Photo by Sear Greyson on Unsplash
The Objective
The application has to let a user upload multiple PDFs together. And on each of those PDFs, an Optical Character Recognition (OCR) operation needs to be run to glean photos and some information.
Restrictions
- The application is deployed on-premise, on a machine that is restricted from connecting to the internet while the software functions.
- The machine is limited to 4 CPU cores.
Tesseract and the catch
We decided to use Tesseract to help us out with the OCR. Our server application was written in Spring (Java), from which a wrapper (Tess4j) would invoke the tesseract-ocr engine.
Our original plan was to let tesseract-ocr manage its own multithreading to get a PDF OCRed as quickly as possible, and then move on to the next one in the queue of uploaded PDFs. But tesseract-ocr in multithread mode was significantly slower than in single-thread mode at the time this application was being made.

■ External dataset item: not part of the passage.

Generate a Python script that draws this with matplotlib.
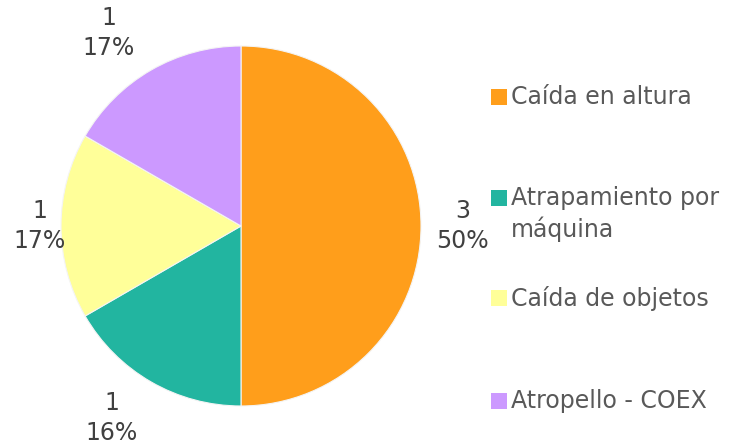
import numpy as np
import matplotlib.pyplot as plt
from matplotlib.patches import Rectangle

categories = ["Caída en altura", "Atrapamiento por\nmáquina", "Caída de objetos", "Atropello - COEX"]
values = [3, 1, 1, 1]
pct_labels = ["50%", "16%", "17%", "17%"]
colors = ["#FF9E1B", "#22B5A0", "#FFFF99", "#CC99FF"]

plt.rcParams["font.family"] = ["Verdana", "DejaVu Sans"]

fig = plt.figure(figsize=(7.29, 4.44), dpi=100)
ax = fig.add_axes([0.0837, 0.0856, 0.4938, 0.8108])

wedges, _ = ax.pie(values, colors=colors, startangle=90, counterclock=False,
                   radius=1.0, wedgeprops=dict(edgecolor="#f4f4f4", linewidth=0.8))
ax.set_xlim(-1, 1)
ax.set_ylim(-1, 1)
ax.set_aspect("equal")

# label distance / angle tweak per slice (Excel "outside end" placement)
label_dist = [1.23, 1.285, 1.12, 1.30]
angle_shift = [0, -3.9, 0, 4.5]
for w, v, p, d, s in zip(wedges, values, pct_labels, label_dist, angle_shift):
    ang = np.deg2rad((w.theta1 + w.theta2) / 2 + s)
    ax.text(d * np.cos(ang), d * np.sin(ang), f"{v}\n{p}", ha="center", va="center",
            fontsize=17, color="#404040", linespacing=1.3, clip_on=False)

# legend drawn by hand to match the wide spacing
legend_y = [97, 198, 298, 401]
for name, c, y in zip(categories, colors, legend_y):
    yf = 1 - y / 444
    fig.add_artist(Rectangle((491 / 729, yf - 8 / 444), 16 / 729, 16 / 444,
                             transform=fig.transFigure, facecolor=c, edgecolor="none"))
    fig.text(511 / 729, yf + 12 / 444, name, ha="left", va="top", fontsize=17,
             color="#595959", linespacing=1.3)

fig.savefig("out.png", dpi=100)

So we forced each spawned process of tesseract-ocr to use one thread only by setting OMP_THREAD_LIMIT=1 in the environment. But now, it would be great if we could launch 4 of those processes together to get through the PDFs faster.
Quartz the Scheduler
Quartz allows us to create jobs and then run those jobs concurrently if needed. So, every time a PDF was successfully uploaded synchronously at the request of the user, we scheduled a job for it. This asynchronous job would actually invoke the tesseract-ocr. When done with a PDF, the job updates a record on our database so that the user can learn about the OCR completion.
We told Quartz to keep it to 4 concurrent jobs at maximum. And this combination of single-threaded Tesseract and a multi-threaded Quartz, was the sweet spot for our application.